= Raed Al Karmi =

Palestinian Fatah member assassinated by Israel in 2002

Raed Al Karmi (died 14 January 2002) was a leading member of Fatah’s (now disassociated) militant wing, the Al-Aqsa Martyrs' Brigades. He was reportedly responsible for the killing of two Israeli settlers in Tulkarem in 2001. Israel also accused him of being involved in the death of eight other Israelis.

Al Karmi was the target of missiles by Israeli forces in September 2001 but survived the attack. However, two people he was riding with were killed.
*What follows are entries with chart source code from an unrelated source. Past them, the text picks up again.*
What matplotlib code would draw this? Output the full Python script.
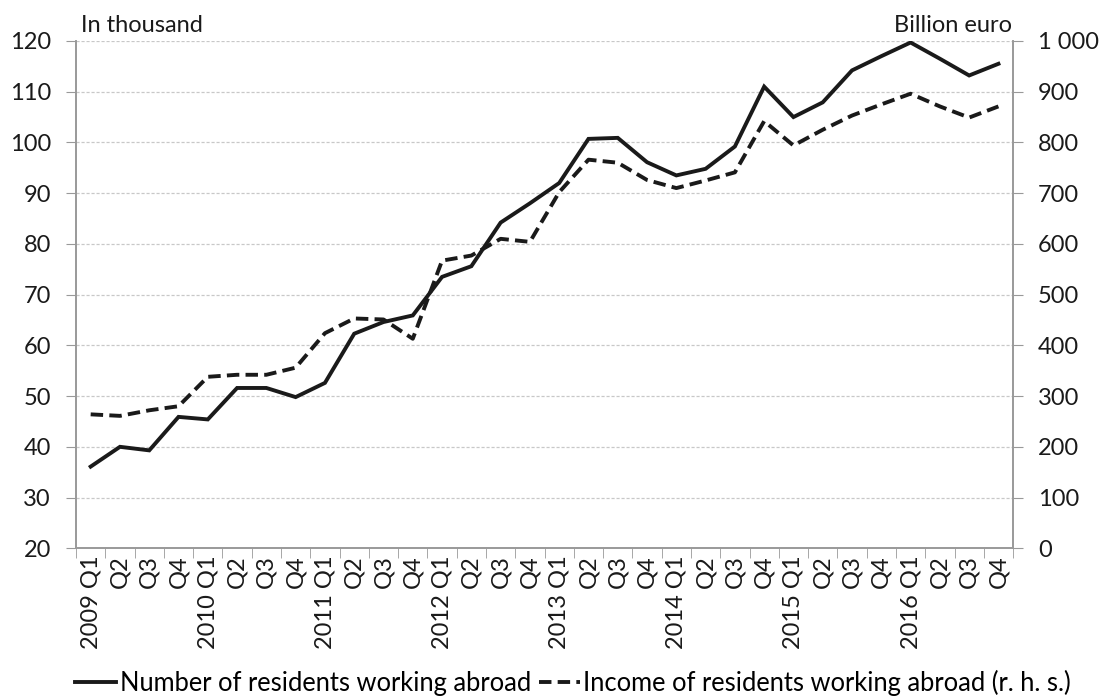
import matplotlib
matplotlib.use('Agg')
import matplotlib.pyplot as plt
import numpy as np

plt.rcParams['font.family'] = ['Lato', 'DejaVu Sans']

years = ['2009', '2010', '2011', '2012', '2013', '2014', '2015', '2016']
quarters = ['Q1', 'Q2', 'Q3', 'Q4']
labels = []
for y in years:
    for q in quarters:
        labels.append(y + ' ' + q if q == 'Q1' else q)

# number of residents working abroad, in thousand (left axis)
residents = [36.1, 40.0, 39.3, 45.9, 45.4, 51.6, 51.6, 49.8,
             52.6, 62.3, 64.6, 65.9, 73.5, 75.6, 84.2, 88.0,
             92.0, 100.7, 100.9, 96.1, 93.5, 94.8, 99.2, 111.0,
             105.0, 107.9, 114.2, 117.0, 119.7, 116.5, 113.2, 115.5]
# income of residents working abroad, billion euro (right axis)
income = [264, 261, 272, 280, 338, 342, 342, 356,
          424, 453, 451, 413, 567, 577, 610, 604,
          702, 766, 760, 726, 710, 725, 741, 842,
          794, 825, 853, 875, 896, 871, 849, 871]

fs = 17
ink = '#1a1a1a'

fig = plt.figure(figsize=(11.02, 6.98), dpi=100)
ax = fig.add_axes([0.0690, 0.2145, 0.8503, 0.7268])
ax2 = ax.twinx()

x = np.arange(len(labels))
l1, = ax.plot(x, residents, color=ink, lw=2.8, solid_joinstyle='miter')
l2, = ax2.plot(x, income, color=ink, lw=2.8, dashes=(3.2, 1.6))

ax.set_xlim(-0.5, len(labels) - 0.5)
ax.set_ylim(20, 120)
ax2.set_ylim(0, 1000)
ax.set_yticks(np.arange(20, 121, 10))
ax2.set_yticks(np.arange(0, 1001, 100))
ax2.set_yticklabels([f'{v:,}'.replace(',', ' ') for v in range(0, 1001, 100)])

ax.set_xticks(x)
ax.set_xticklabels(labels, rotation=90, fontsize=fs, color=ink)
ax.set_xticks(np.arange(-0.5, len(labels)), minor=True)
ax.tick_params(axis='x', which='major', length=0, pad=5)
ax.tick_params(axis='x', which='minor', length=7, color='#999999', direction='out')
ax.tick_params(axis='y', length=7, color='#999999', labelsize=fs, labelcolor=ink, pad=11)
ax2.tick_params(axis='y', length=7, color='#999999', labelsize=fs, labelcolor=ink, pad=11)

ax.yaxis.grid(True, color='#c8c8c8', linestyle=(0, (2.5, 1.5)), linewidth=0.9)
ax.set_axisbelow(True)
for a in (ax, ax2):
    a.spines['top'].set_visible(False)
    for s in ('left', 'right', 'bottom'):
        a.spines[s].set_color('#999999')
        a.spines[s].set_linewidth(1.2)

ax.text(0.005, 1.01, 'In thousand', transform=ax.transAxes, fontsize=fs,
        color=ink, ha='left', va='bottom')
ax.text(0.999, 1.01, 'Billion euro', transform=ax.transAxes, fontsize=fs,
        color=ink, ha='right', va='bottom')

fig.legend([l1, l2], ['Number of residents working abroad',
                      'Income of residents working abroad (r. h. s.)'],
           loc='lower center', bbox_to_anchor=(0.52, -0.03), ncol=2, frameon=False,
           fontsize=18.4, handlelength=1.6, handletextpad=0.15, columnspacing=0.3)

fig.savefig('out.png', dpi=100)
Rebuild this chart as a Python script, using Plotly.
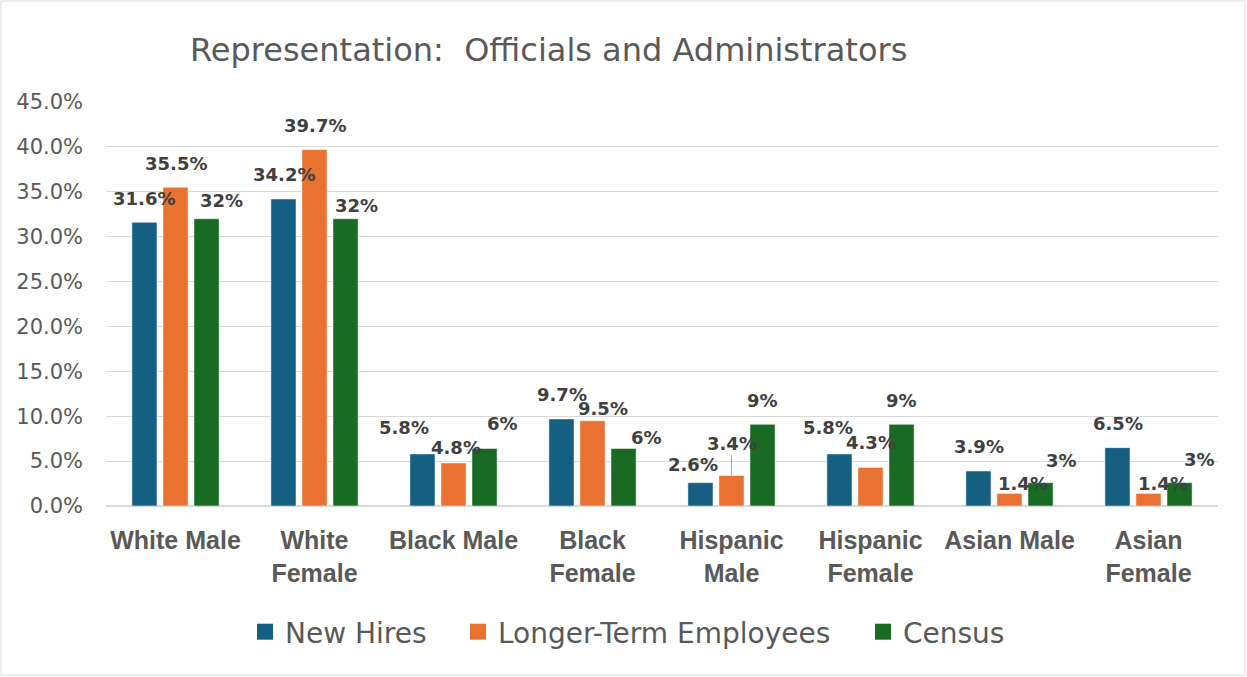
import plotly.graph_objects as go

# ---- data -------------------------------------------------------------
categories = ["White Male", "White<br>Female", "Black Male", "Black<br>Female",
              "Hispanic<br>Male", "Hispanic<br>Female", "Asian Male", "Asian<br>Female"]
new_hires = [0.316, 0.342, 0.058, 0.097, 0.026, 0.058, 0.039, 0.065]
longer_term = [0.355, 0.397, 0.048, 0.095, 0.034, 0.043, 0.014, 0.014]
census = [0.32, 0.32, 0.064, 0.064, 0.091, 0.091, 0.026, 0.026]

series_names = ["New Hires", "Longer-Term Employees", "Census"]
series_values = [new_hires, longer_term, census]
series_formats = ["{:.1%}", "{:.1%}", "{:.0%}"]

# ---- styling ----------------------------------------------------------
colors = ["#156082", "#E97132", "#196B24"]
FONT = "DejaVu Sans"
CAT_FONT = "Liberation Sans"
AXIS_GREY = "#595959"
LABEL_GREY = "#404040"
GRID = "#d9d9d9"

W, H = 1247, 677
ML, MR, MT, MB = 106, 29, 102, 171
PW, PH = W - ML - MR, H - MT - MB

BAR_SLOT = 31          # px between neighbouring bars in a group
LABEL_RISE = 24        # default px from bar top to label centre
# hand-placed label nudges: (series index, category index) -> (dx px, rise px)
label_nudge = {
    (0, 0): (-1, 24), (2, 0): (15, 18), (2, 1): (11, 13),
    (0, 2): (-19, 26), (1, 2): (2, 15), (2, 2): (18, 25),
    (1, 3): (10, 12), (2, 3): (23, 11),
    (0, 4): (-8, 18),
    (0, 5): (-12, 26), (1, 5): (0, 25),
    (1, 6): (13, 10), (2, 6): (21, 22),
    (1, 7): (14, 10), (2, 7): (20, 23),
}
leader = {(1, 4): 32}   # labels pulled away from their bar, joined by a leader line

fig = go.Figure()

for name, vals, col in zip(series_names, series_values, colors):
    fig.add_trace(go.Bar(
        name=name, x=categories, y=vals,
        marker=dict(color=col, line=dict(color="white", width=0.5)),
        showlegend=False, hoverinfo="x+y",
    ))

annotations = []
for si, (vals, fmt) in enumerate(zip(series_values, series_formats)):
    for ci, (cat, v) in enumerate(zip(categories, vals)):
        dx, rise = label_nudge.get((si, ci), (0, LABEL_RISE))
        base = dict(
            x=cat, y=v, xref="x", yref="y", text=fmt.format(v),
            font=dict(family=FONT, size=18, color=LABEL_GREY, weight="bold"),
        )
        if (si, ci) in leader:
            annotations.append(dict(
                base, xshift=(si - 1) * BAR_SLOT, showarrow=True,
                ax=0, ay=-leader[(si, ci)], arrowhead=0, arrowwidth=1,
                arrowcolor="#a6a6a6", standoff=0,
            ))
        else:
            annotations.append(dict(
                base, showarrow=False, yanchor="middle", xanchor="center",
                xshift=(si - 1) * BAR_SLOT + dx, yshift=rise,
            ))

# legend entries, one legend box per series so they can be spaced freely
legend_left_px = [245, 458, 863]
legend_ids = ["legend", "legend2", "legend3"]
for name, col, lid in zip(series_names, colors, legend_ids):
    fig.add_trace(go.Scatter(
        x=[None], y=[None], mode="markers", name=name,
        marker=dict(symbol="square", size=16, color=col),
        legend=lid, showlegend=True, hoverinfo="skip",
    ))

legend_y = -(632 - (MT + PH)) / PH
layout_legends = {}
for lid, left in zip(legend_ids, legend_left_px):
    layout_legends[lid] = dict(
        x=(left - ML) / PW, xanchor="left", y=legend_y, yanchor="middle",
        orientation="h", bgcolor="rgba(0,0,0,0)",
        font=dict(family=FONT, size=28, color=AXIS_GREY),
        itemsizing="trace",
    )

# outer chart border
def px_x(p):
    return (p - ML) / PW

def px_y(p):
    return (MT + PH - p) / PH

fig.add_shape(type="rect", xref="paper", yref="paper",
              x0=px_x(1), x1=px_x(W - 2), y0=px_y(H - 2), y1=px_y(1),
              line=dict(color=GRID, width=1), layer="below")

fig.update_layout(
    width=W, height=H,
    margin=dict(l=ML, r=MR, t=MT, b=MB, pad=0),
    paper_bgcolor="white", plot_bgcolor="white",
    barmode="group", bargap=0.33, bargroupgap=0.19,
    title=dict(
        text="Representation:  Officials and Administrators",
        x=190 / W, xanchor="left", xref="container",
        y=1 - 50 / H, yanchor="middle", yref="container",
        font=dict(family=FONT, size=32, color=AXIS_GREY),
    ),
    xaxis=dict(
        tickfont=dict(family=CAT_FONT, size=25, color=AXIS_GREY, weight="bold"),
        showgrid=False, showline=False, ticks="", ticklabelstandoff=17,
    ),
    yaxis=dict(
        range=[0, 0.45], dtick=0.05, tickformat=".1%",
        tickfont=dict(family=FONT, size=21, color=AXIS_GREY),
        showgrid=True, gridcolor=GRID, gridwidth=1,
        zeroline=True, zerolinecolor=GRID, zerolinewidth=1.5,
        showline=False, ticks="", ticklabelstandoff=22,
    ),
    annotations=annotations,
    **layout_legends,
)

fig.write_html("out.html")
Karmi was assassinated by Israel in Tulkarem on 14 January 2002 in a bombing near his home.

Following the assassination of Al Karmi, Fatah restarted the suicide bombings, which had been stopped since 11 September 2001. Yasser Arafat, leader of the Palestine Liberation Organization, attempted to dissolve the Al-Aqsa Martyrs' Brigades to end these attacks, but Arafat's initiative was not supported and did not materialize. Binyamin Ben-Eliezer, the Israeli defense minister at the time, claimed to have warned the Prime Minister Ariel Sharon that if they killed Al Karmi, it would end the ceasefire. However, Sharon insisted that Al Karmi should be eliminated as soon as possible.

A street in his hometown, Tulkarem, was named after him in 2015.